Start of Record extracts

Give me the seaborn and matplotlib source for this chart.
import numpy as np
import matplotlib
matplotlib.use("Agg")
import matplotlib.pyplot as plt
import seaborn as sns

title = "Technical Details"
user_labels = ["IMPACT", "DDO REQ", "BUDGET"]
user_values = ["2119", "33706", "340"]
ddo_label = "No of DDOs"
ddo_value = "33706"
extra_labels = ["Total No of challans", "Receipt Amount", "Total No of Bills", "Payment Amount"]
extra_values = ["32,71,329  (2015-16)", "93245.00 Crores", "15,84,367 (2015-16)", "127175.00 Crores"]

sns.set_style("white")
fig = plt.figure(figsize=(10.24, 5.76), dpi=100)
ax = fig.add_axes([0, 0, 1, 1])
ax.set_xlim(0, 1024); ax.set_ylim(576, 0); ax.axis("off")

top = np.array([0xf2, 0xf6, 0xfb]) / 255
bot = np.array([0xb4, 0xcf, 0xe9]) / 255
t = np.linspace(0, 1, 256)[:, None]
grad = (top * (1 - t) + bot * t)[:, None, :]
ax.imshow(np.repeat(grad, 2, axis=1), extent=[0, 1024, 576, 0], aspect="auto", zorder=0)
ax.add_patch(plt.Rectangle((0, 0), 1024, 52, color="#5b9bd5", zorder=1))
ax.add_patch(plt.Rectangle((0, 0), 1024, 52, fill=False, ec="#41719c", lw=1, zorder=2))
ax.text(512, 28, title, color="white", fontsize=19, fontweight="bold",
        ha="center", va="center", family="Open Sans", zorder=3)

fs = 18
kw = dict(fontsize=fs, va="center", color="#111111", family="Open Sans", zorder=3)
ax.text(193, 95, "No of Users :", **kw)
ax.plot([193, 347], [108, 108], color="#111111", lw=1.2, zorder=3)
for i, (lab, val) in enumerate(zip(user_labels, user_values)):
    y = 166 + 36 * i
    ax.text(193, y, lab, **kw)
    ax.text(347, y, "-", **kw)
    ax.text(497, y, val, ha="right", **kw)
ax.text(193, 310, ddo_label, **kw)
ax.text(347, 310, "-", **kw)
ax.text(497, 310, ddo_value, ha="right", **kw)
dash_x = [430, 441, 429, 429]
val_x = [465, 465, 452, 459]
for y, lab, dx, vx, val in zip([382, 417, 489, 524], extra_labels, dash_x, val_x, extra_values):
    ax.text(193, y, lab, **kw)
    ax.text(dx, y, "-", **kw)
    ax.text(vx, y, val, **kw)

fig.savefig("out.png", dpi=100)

End of Record extracts
Start of Record extracts

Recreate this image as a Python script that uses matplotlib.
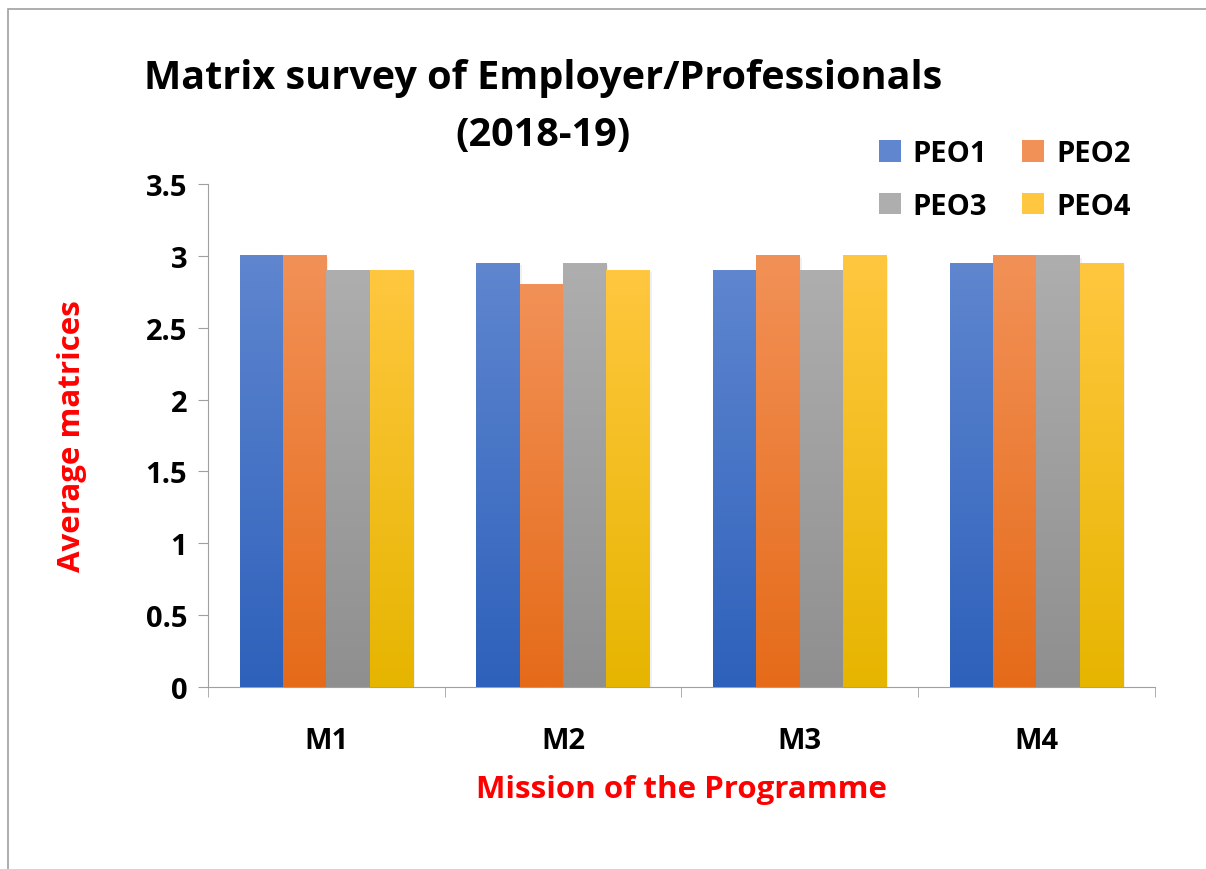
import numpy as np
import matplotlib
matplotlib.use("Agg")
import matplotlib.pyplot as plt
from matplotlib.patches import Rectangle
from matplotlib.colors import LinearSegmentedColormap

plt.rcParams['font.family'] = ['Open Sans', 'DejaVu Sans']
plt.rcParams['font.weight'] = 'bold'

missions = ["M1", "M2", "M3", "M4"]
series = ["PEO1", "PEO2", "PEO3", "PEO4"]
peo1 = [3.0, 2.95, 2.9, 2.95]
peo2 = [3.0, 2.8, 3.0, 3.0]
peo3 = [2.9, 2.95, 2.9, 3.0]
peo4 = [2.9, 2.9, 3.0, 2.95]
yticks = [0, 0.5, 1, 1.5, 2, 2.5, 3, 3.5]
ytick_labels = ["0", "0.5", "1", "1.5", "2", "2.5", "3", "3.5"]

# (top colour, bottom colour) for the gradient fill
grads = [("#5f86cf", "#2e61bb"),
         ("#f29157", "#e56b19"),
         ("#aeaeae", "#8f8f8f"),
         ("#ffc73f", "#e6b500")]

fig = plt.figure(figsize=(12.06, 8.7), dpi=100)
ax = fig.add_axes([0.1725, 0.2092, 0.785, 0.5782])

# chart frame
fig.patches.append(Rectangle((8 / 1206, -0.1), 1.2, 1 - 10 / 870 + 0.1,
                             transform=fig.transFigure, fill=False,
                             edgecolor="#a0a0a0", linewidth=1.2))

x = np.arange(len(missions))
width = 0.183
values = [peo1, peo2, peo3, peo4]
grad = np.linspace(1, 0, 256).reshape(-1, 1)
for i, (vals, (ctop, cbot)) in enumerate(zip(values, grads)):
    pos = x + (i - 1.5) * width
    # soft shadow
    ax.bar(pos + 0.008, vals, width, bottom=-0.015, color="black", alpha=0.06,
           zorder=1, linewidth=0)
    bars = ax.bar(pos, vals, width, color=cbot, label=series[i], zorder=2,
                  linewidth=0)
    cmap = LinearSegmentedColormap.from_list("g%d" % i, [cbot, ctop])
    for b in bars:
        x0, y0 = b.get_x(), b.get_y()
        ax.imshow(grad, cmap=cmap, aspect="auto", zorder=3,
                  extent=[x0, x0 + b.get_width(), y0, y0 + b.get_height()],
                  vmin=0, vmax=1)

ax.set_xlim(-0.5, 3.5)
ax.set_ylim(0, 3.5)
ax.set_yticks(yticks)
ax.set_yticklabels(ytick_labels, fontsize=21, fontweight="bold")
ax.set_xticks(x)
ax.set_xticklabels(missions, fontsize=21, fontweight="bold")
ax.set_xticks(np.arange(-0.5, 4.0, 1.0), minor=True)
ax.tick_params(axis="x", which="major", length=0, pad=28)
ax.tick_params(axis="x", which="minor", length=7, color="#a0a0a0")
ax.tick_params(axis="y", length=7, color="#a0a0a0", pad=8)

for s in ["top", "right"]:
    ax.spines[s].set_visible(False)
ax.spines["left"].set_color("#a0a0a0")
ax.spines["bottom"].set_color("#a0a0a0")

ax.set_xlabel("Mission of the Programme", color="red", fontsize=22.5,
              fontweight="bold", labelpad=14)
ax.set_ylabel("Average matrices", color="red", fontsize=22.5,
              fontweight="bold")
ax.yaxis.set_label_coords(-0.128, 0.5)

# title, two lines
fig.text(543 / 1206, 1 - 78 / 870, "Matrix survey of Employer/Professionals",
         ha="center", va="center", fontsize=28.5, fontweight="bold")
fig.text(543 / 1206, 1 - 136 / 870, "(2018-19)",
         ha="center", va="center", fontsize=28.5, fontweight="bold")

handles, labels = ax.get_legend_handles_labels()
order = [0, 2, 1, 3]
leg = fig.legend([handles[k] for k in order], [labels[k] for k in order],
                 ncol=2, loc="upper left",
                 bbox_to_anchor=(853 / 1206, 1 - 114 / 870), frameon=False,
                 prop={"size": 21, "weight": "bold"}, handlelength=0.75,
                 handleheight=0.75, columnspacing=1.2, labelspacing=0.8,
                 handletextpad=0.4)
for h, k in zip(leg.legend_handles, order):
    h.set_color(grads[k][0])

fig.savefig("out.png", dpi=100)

End of Record extracts

:: Written task ::
Above are some entries; copy exactly the lines from the line with "Recreate this image" through the line with "ax = fig.add_axes([0.1725, 0.2092, 0.785, 0.5782])", both included, but none of the pictures.

:: Exercise result ::
Recreate this image as a Python script that uses matplotlib.
import numpy as np
import matplotlib
matplotlib.use("Agg")
import matplotlib.pyplot as plt
from matplotlib.patches import Rectangle
from matplotlib.colors import LinearSegmentedColormap

plt.rcParams['font.family'] = ['Open Sans', 'DejaVu Sans']
plt.rcParams['font.weight'] = 'bold'

missions = ["M1", "M2", "M3", "M4"]
series = ["PEO1", "PEO2", "PEO3", "PEO4"]
peo1 = [3.0, 2.95, 2.9, 2.95]
peo2 = [3.0, 2.8, 3.0, 3.0]
peo3 = [2.9, 2.95, 2.9, 3.0]
peo4 = [2.9, 2.9, 3.0, 2.95]
yticks = [0, 0.5, 1, 1.5, 2, 2.5, 3, 3.5]
ytick_labels = ["0", "0.5", "1", "1.5", "2", "2.5", "3", "3.5"]

# (top colour, bottom colour) for the gradient fill
grads = [("#5f86cf", "#2e61bb"),
         ("#f29157", "#e56b19"),
         ("#aeaeae", "#8f8f8f"),
         ("#ffc73f", "#e6b500")]

fig = plt.figure(figsize=(12.06, 8.7), dpi=100)
ax = fig.add_axes([0.1725, 0.2092, 0.785, 0.5782])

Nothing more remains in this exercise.